Megan Thee Stallion and Doechii are among the few women rappers who have openly addressed these topics in their music. Megan Thee Stallion’s 2022 Traumazine album addresses, among other topics, the rapper’s experiences with mental illness, and her 2024 hit “Cobra” further details her experiences of suicidal ideation, depression, and anxiety. Doechii’s mixtape/album, Alligator Bites Never Heal, traces a narrative arc of struggles and success with the track, “Denial Is a River” explicitly addressing mental illness and addiction. Unlike Black men rappers or white women pop stars, these artists deflect the vulnerability that typically accompanies such musical disclosures. Doechii and Megan Thee Stallion engage with humor and hardness respectively to both articulate their lived experiences of trauma and response, and to distance themselves from any perceived weaknesses that might accompany such exposure. This paper takes a Black feminist intersectional approach to understanding the ways these two rappers address their specific experiences of anxiety and depression through hip hop.
July 7-11, 2025
IASPM Conference
L’Université Sorbonne Nouvelle, Paris, France
“Uncle Johnny Made My Dress”: Beyoncé, Renaissance, and Capitalization of Black Queer Cultures
When “Break My Soul,” the lead single from Beyoncé’s seventh studio album, Renaissance, was released during Pride Month, June 2022, it was quickly apparent that project would center Black queer cultures. A dance track built primarily on an interpolation of Black queer, gender non-conforming New Orleans artist Big Freedia’s bounce track, “Explode” (2014) and Robin S.’s house club hit, “Show Me Love” (1990), “Break My Soul” sonically invokes Black queer lineages and presents an anthem of resilience. Building on that track’s success, the full Renaissance album, the Renaissance World Tour of 2023, and the December 2023 release of Renaissance: A Film By Beyoncé, all demonstrated the project’s indebtedness to Black queer cultures and artists.

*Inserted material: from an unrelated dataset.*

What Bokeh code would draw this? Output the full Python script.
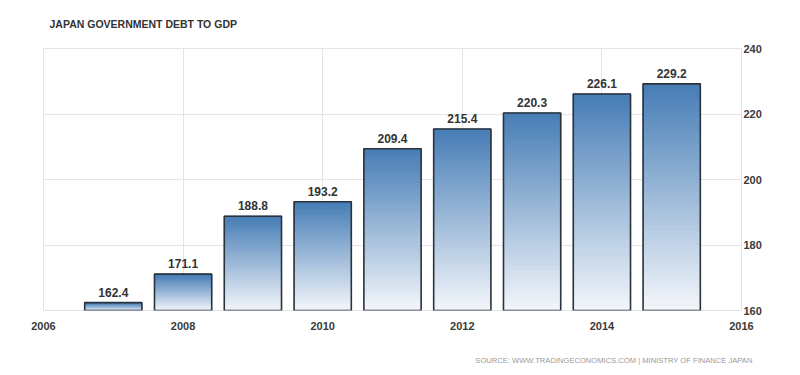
from bokeh.plotting import figure
from bokeh.models import ColumnDataSource, FixedTicker, Range1d, Title
from bokeh.embed import file_html
from bokeh.resources import INLINE
from bokeh.core.properties import value

# ---- data ----
years = [2007, 2008, 2009, 2010, 2011, 2012, 2013, 2014, 2015]
debt = [162.4, 171.1, 188.8, 193.2, 209.4, 215.4, 220.3, 226.1, 229.2]
x_ticks = [2006, 2008, 2010, 2012, 2014, 2016]
y_ticks = [160, 180, 200, 220, 240]
title_text = "JAPAN GOVERNMENT DEBT TO GDP"
source_text = "SOURCE: WWW.TRADINGECONOMICS.COM | MINISTRY OF FINANCE JAPAN"

BASE = 160
BAR_W = 0.82
N_SEG = 48
TOP_RGB = (0x47, 0x7d, 0xb6)
BOT_RGB = (0xf4, 0xf7, 0xfb)

p = figure(frame_width=698, frame_height=262,
           min_border_left=43, min_border_top=48, min_border_right=59, min_border_bottom=65,
           x_range=Range1d(2006, 2016), y_range=Range1d(160, 240),
           y_axis_location="right", output_backend="svg", toolbar_location=None,
           background_fill_color="white", border_fill_color="white")
p.outline_line_color = "#e4e4e4"
p.outline_line_width = 1

for g in (p.xgrid, p.ygrid):
    g.grid_line_color = "#e4e4e4"
    g.grid_line_width = 1
p.xaxis.ticker = FixedTicker(ticks=x_ticks)
p.yaxis.ticker = FixedTicker(ticks=y_ticks)
for ax in (p.xaxis, p.yaxis):
    ax.axis_line_color = None
    ax.major_tick_line_color = None
    ax.minor_tick_line_color = None
    ax.major_tick_out = 0
    ax.major_tick_in = 0
    ax.minor_tick_out = 0
    ax.minor_tick_in = 0
    ax.major_label_text_font = "Liberation Sans"
    ax.major_label_text_font_style = "bold"
    ax.major_label_text_font_size = "11px"
    ax.major_label_text_color = "#3a3a3a"
p.xaxis.major_label_standoff = 11
p.yaxis.major_label_standoff = 2
# invisible axis label used only as spacing before the source line
p.xaxis.axis_label = " "
p.xaxis.axis_label_text_font_size = "10px"
p.xaxis.axis_label_standoff = 6

# gradient bars built from stacked segments
left, right, bottom, top, colors = [], [], [], [], []
for yr, v in zip(years, debt):
    h = v - BASE
    for k in range(N_SEG):
        t = (k + 0.5) / N_SEG  # 0 bottom -> 1 top
        c = tuple(int(round(BOT_RGB[j] + (TOP_RGB[j] - BOT_RGB[j]) * t)) for j in range(3))
        left.append(yr - BAR_W / 2)
        right.append(yr + BAR_W / 2)
        bottom.append(BASE + h * k / N_SEG)
        top.append(BASE + h * (k + 1) / N_SEG)
        colors.append("#%02x%02x%02x" % c)
seg = ColumnDataSource(dict(left=left, right=right, bottom=bottom, top=top, color=colors))
p.quad(left="left", right="right", bottom="bottom", top="top", source=seg,
       fill_color="color", line_color="color", line_width=1)

bars = ColumnDataSource(dict(x=years, top=debt, lab=[f"{v:.1f}" for v in debt]))
p.vbar(x="x", top="top", bottom=BASE, width=BAR_W, source=bars,
       fill_alpha=0, line_color="#2a323c", line_width=1.6)
p.text(x="x", y="top", text="lab", source=bars, text_align="center", text_baseline="bottom",
       y_offset=-6, text_font=value("Liberation Sans"), text_font_style="bold",
       text_font_size="12px", text_color="#333333")

p.title.text = title_text
p.title.align = "left"
p.title.offset = 6
p.title.vertical_align = "top"
p.title.text_font = "Liberation Sans"
p.title.text_font_style = "bold"
p.title.text_font_size = "10.5px"
p.title.text_color = "#333333"
p.title.standoff = 34

p.add_layout(Title(text=source_text, align="right", offset=-11, text_font="Liberation Sans",
                   text_font_style="normal", text_font_size="7.6px", text_color="#999999",
                   standoff=2), "below")

open("out.html", "w").write(file_html(p, INLINE))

In this paper, I build on previous scholarship on ways that Beyoncé incorporates Black queer cultural practices in her albums and her stage performances to interrogate the relationship between the star and Black queer representation through Renaissance. These influences are manifested in musical choices, lyrics, featured and sampled artists who appear on the album, choreography in stage performance, and in the symbiotic relationship she has with fans, particularly through social media. Beyoncé both celebrates and capitalizes on Black queer cultural practices and labor in ways that do not always benefit Black queer communities and artists. For example, Beyoncé’s inclusion of samples of queer artists, rather than in-studio or onstage collaborations, suggests a distancing from these very artists. Additionally, while the Renaissance film was released on World AIDS Day and features a segment on Beyoncé’s late Uncle Johnny, a queer man who died from AIDS-related illness, it fails to name and address the epidemic that has impacted the Black queer communities that have so deeply influenced Renaissance. While Renaissance is celebrated for its Black queer inclusion, we should remain attentive to the power asymmetries it also enables.